Surely, one of the most important messages of the Cross is that Christ is with us in our suffering. And not just that He is empathetic toward our suffering, but that He Himself has endured all human suffering and that He has gained the victory! We can and must turn to Christ in our pain, in our sufferings… and we must never fall prey to the lie of the evil one that we are alone - no matter what our particular circumstance might be. Are you lonely and isolated? – Christ was betrayed and abandoned in His darkest hour. Are you homeless or destitute? – Christ had nowhere to lay His head. Are you sick and in pain? – there has hardly been a more brutal and painful form of torture and death than crucifixion. Are you assaulted by constant temptation? – in His humanity, our Lord Jesus Christ endured it all.
Christ has taken upon His shoulders all the misery, all the suffering, all the sin of this world and has borne it, has trembled under its weight, and has suffered its consequences of death. And yet, death could not contain the One Who is the Source of Life! He burst forth from the grave and His Light scattered the darkness. All the spectrum of the experiences of humanity, Christ has touched and He has healed.
We are called to unite ourselves to Christ. We unite ourselves to His healing grace which allows us to endure all things with faith and hope and love.

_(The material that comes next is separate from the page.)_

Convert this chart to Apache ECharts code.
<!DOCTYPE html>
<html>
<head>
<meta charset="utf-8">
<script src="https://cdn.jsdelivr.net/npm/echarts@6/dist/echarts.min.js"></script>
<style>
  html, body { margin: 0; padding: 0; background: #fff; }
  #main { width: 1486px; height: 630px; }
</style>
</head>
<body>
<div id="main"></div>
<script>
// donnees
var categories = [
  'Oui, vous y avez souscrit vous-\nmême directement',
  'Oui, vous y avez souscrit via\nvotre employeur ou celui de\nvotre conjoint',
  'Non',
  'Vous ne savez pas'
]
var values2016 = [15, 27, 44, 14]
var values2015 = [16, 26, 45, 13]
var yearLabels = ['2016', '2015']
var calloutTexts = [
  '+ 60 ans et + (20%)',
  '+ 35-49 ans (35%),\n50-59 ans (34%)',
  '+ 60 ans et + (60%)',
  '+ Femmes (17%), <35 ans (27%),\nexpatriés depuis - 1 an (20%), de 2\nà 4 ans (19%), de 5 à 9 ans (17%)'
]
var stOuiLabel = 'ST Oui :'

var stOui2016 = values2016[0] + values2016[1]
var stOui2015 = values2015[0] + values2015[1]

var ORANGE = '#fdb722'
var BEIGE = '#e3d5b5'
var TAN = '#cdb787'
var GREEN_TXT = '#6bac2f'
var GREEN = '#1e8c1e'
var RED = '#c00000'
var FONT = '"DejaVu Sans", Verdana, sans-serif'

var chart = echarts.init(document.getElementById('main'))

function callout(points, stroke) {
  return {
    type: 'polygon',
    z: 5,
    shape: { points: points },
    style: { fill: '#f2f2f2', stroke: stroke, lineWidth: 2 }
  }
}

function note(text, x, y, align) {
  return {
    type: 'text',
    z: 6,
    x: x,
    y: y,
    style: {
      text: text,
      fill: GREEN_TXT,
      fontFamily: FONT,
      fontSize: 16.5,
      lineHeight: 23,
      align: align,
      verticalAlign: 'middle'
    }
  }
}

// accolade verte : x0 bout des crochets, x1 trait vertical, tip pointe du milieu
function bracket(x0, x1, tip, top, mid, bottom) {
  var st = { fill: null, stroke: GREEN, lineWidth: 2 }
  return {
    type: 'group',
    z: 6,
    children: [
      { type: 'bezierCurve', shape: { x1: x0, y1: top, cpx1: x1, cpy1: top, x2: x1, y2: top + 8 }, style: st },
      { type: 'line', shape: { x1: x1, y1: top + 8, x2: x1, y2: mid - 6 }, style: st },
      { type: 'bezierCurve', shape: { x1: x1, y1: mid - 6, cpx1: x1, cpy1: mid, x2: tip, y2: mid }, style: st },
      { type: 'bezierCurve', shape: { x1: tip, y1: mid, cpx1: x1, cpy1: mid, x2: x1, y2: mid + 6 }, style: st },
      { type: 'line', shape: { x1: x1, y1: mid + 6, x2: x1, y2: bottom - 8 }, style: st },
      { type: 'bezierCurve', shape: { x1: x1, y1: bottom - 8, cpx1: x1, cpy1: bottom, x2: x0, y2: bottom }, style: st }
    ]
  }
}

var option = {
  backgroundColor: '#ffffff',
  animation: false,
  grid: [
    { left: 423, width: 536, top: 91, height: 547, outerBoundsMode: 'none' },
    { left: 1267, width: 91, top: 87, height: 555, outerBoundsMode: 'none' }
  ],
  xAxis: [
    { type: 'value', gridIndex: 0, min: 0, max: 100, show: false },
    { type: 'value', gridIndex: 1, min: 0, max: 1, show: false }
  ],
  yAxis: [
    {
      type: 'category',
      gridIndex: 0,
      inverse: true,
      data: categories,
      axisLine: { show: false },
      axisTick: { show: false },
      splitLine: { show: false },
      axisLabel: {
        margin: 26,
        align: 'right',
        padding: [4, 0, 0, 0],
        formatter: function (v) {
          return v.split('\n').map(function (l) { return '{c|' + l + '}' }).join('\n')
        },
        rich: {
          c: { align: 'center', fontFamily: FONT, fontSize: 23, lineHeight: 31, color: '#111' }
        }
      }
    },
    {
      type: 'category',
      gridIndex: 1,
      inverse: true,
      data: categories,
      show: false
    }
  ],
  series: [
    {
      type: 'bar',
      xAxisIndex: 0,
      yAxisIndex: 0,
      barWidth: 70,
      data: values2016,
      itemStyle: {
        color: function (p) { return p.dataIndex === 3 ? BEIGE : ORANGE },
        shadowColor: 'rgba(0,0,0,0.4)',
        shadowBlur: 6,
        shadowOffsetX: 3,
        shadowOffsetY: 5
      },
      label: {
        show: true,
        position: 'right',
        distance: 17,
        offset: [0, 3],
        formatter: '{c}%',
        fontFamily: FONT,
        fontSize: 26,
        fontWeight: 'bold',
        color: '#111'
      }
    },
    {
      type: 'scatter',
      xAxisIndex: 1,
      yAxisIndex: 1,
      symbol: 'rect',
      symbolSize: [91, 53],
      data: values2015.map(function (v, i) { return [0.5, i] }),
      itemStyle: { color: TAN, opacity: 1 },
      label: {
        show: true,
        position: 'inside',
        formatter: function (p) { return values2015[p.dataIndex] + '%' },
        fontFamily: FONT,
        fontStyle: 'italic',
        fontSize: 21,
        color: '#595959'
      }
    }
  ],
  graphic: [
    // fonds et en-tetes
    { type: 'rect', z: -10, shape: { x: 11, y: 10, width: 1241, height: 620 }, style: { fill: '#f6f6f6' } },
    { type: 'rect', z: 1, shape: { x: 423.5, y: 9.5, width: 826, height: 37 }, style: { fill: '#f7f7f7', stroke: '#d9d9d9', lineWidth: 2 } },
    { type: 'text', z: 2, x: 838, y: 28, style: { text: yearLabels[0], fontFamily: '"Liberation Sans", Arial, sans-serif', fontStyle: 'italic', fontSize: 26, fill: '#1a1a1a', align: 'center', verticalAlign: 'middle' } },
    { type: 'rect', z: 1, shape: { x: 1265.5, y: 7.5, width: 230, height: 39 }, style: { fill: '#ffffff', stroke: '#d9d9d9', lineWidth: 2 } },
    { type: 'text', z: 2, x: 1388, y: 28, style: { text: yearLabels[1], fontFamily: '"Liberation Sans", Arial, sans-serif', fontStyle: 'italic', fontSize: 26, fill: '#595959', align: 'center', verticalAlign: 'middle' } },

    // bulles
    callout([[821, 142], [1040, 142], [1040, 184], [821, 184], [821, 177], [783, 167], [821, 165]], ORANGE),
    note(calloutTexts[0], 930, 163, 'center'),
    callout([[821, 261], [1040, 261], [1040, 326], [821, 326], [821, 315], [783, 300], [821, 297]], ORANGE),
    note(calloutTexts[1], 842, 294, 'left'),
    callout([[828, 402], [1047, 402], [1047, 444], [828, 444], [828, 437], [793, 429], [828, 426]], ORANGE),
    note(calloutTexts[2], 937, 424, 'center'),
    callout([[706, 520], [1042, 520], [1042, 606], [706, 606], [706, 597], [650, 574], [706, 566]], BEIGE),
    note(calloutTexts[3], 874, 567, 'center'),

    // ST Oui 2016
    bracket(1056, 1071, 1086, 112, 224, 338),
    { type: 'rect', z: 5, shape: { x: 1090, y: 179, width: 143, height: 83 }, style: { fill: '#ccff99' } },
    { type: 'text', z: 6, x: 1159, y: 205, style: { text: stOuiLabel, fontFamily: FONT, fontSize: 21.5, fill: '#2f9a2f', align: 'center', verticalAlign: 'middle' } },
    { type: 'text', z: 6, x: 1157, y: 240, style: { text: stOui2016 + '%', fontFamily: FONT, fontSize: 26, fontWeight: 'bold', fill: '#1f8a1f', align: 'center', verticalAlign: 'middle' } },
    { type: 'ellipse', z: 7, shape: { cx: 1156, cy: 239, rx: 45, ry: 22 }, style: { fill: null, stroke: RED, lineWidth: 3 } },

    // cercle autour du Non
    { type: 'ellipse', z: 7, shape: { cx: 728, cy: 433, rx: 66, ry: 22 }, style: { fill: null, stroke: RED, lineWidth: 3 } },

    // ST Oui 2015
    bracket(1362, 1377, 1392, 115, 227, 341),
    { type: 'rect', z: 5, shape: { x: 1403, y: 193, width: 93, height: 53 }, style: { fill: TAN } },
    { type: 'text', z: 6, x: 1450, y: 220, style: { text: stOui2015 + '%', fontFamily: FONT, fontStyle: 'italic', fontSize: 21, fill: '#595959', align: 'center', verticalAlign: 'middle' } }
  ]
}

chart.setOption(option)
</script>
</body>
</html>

Uniting ourselves to Christ, we can face everything… be it triumph or tragedy, prosperity or poverty, health or sickness, life or death.
This is the good news of the Gospel! This is the message of the Cross – a message which the world cannot understand! What this world sees as a symbol of defeat and darkness has become for us our symbol of victory and light!
The outstretched arms of Christ upon the Cross embrace the whole world. ‘Greater love hath no man than this, that he should lay down his life for his friends.’ The love of God is unfathomable. We cannot comprehend it. We cannot earn it. We can only accept it and enter into it. And in so doing, we enter into Christ’s love and victory.
May we bow down before the beauty of the Cross – our hope and our salvation!